As promised earlier in the week, I’m checking back in today with some thoughts on my Information Seeking Behavior Tracking experiment. As you might imagine, it wasn’t the easiest task. It’s hard to pay attention to all that you’re doing during the day that relates to looking for information, particularly when you’re in the information business. That said, I think I did well enough to draw a few conclusions:

  1. I don’t use my library’s website very much.
  2. I use Google a lot.
  3. I get side-tracked often, thanks to having so much information pushed at me during the day.*
  4. I still use the old fashioned, “first-hand experience” method of answering some questions that I have. For example, one day I didn’t even look at my Weather Bug app to see the temperature before taking my puppy for her morning walk. Instead, I just went outside to discover it was cold.
  5. I use social media to both give and receive information. As it should be.

*If I call this divergent information behavior, it probably sounds better, doesn’t it?

Of course, the first two items on my list help me appreciate the behavior of many of our patrons. My library’s website is filled with valuable information, but I don’t use it often because (a) I believe that I know where to go for the information I need (library bypass – guilty as charged), and (b) I’m lazy. I don’t want to go through multiple layers to get to the things I need. And I don’t think that I’m all that different from most of the folks who use our library. I also generally get “good enough” information by quickly searching the Internet (I use Google) and following one of the top 3-4 results. There may well be better information out there, but “good enough” is good enough. 

This brings me back to the question that I’ve been asking for awhile, the question that led me to track my behavior in the first place. As a librarian, I spend valuable time and effort packaging the best resources for my patrons. I create subject guides, websites, flyers, handouts, emails, and posters. I teach classes and give presentations. All of these are efforts to let students and faculty and researchers and staff know what’s available to them, but I’m not very convinced anymore that it’s the best way to get the message out.
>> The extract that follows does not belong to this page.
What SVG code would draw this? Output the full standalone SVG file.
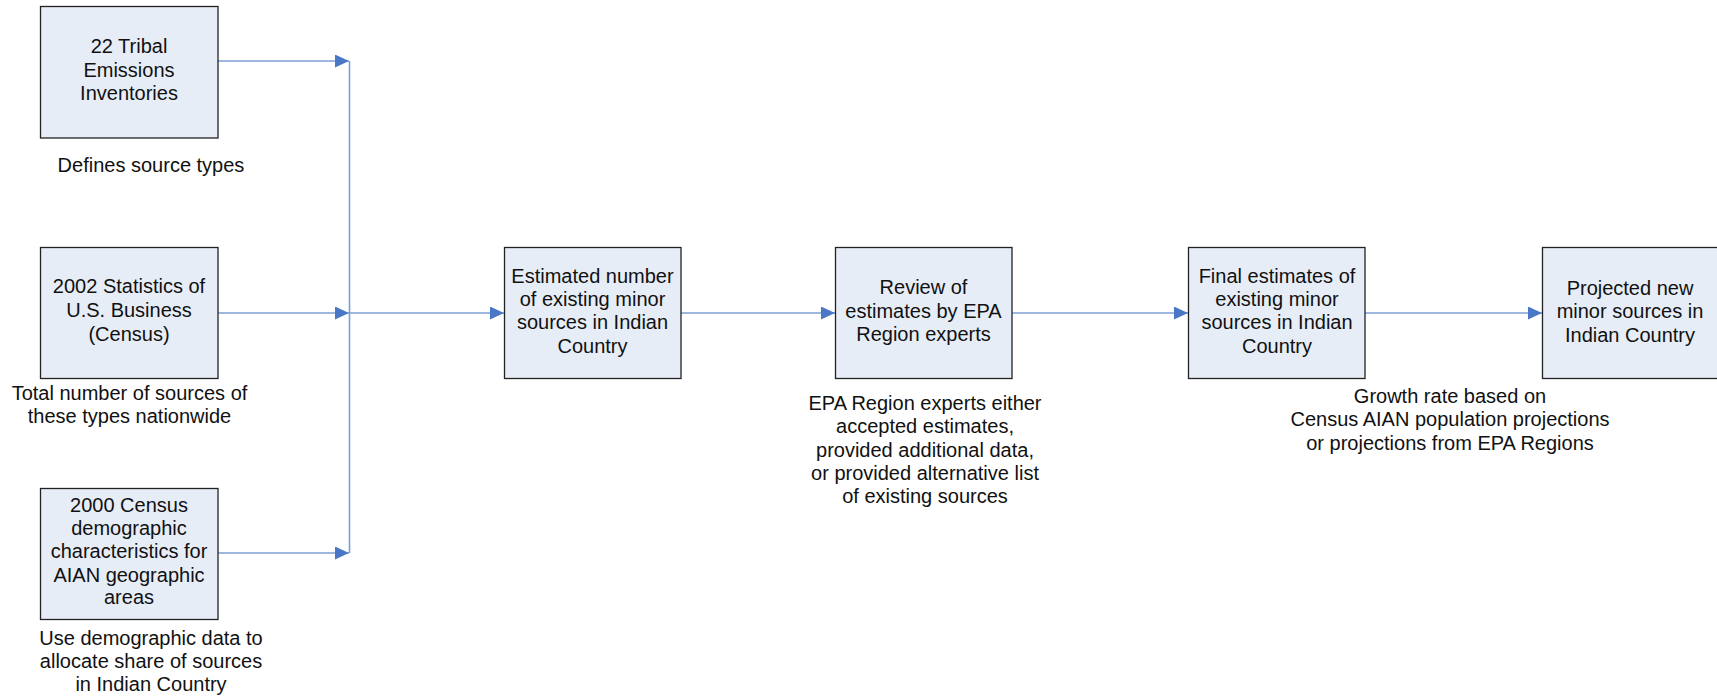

I’m not suggesting that I quit doing those things, but I do believe that I need to think as much, if not more, about how I get the message to patrons as I think about what the message is in the first place.

This morning, I read an article entitled, “Design Dimensions Enabling Divergent Behavior across Physical, Digital, and Social Library Interfaces” (Bjorneborn, L., Persuasive Technology, Lecture Notes in Computer Science, Volume 6137, 2010, pp 143-149). Citing the work of B.J. Fogg and Stanford University’s Persuasive Technology Lab, Bjorneborn writes,

Human behavior may be seen as a product of three factors: motivation, ability, and triggers. … Motivation includes information needs and interests. Ability includes information literacies to navigate with integrated body and mind through physical, digital, and social information spaces. Triggers include convergent and divergent design dimensions that may stimulate convergent and divergent information behavior.

Our patrons come to us with motivation and we concentrate a great deal on improving their ability to navigate our resources, but how about triggers? What are the triggers that we have in place to make them use our resources, including US. How do I trigger people to call me for help? How do I trigger them to think of me when they’re in need of something that lends itself to my expertise? How do I put myself – how do we put all of our library resources – in the pathways of our patrons’ information seeking routines?

These are important questions that I don’t know we’ve spent much time thinking about and addressing. I also think that they become all the more important as we’re seeking to do new things and provide different services that don’t easily trigger “librarian” in someone’s mind. We reaped the benefits of the “book = library/librarian = book” connection for a good, long while, but when we’re trying to sell services like data management, that connection isn’t there. We need triggers.

Bjorneborn concludes his paper noting that, “Persuasive design may bridge ‘affordance gaps‘ between users’ perceived affordances and designers’ intended affordances.” Put another way, maybe librarians need to look to the literature of design, psychology, and maybe even the “Science of Shopping” to help us fill and/or bridge the gaps between what we want our patrons to know about us and what they do know.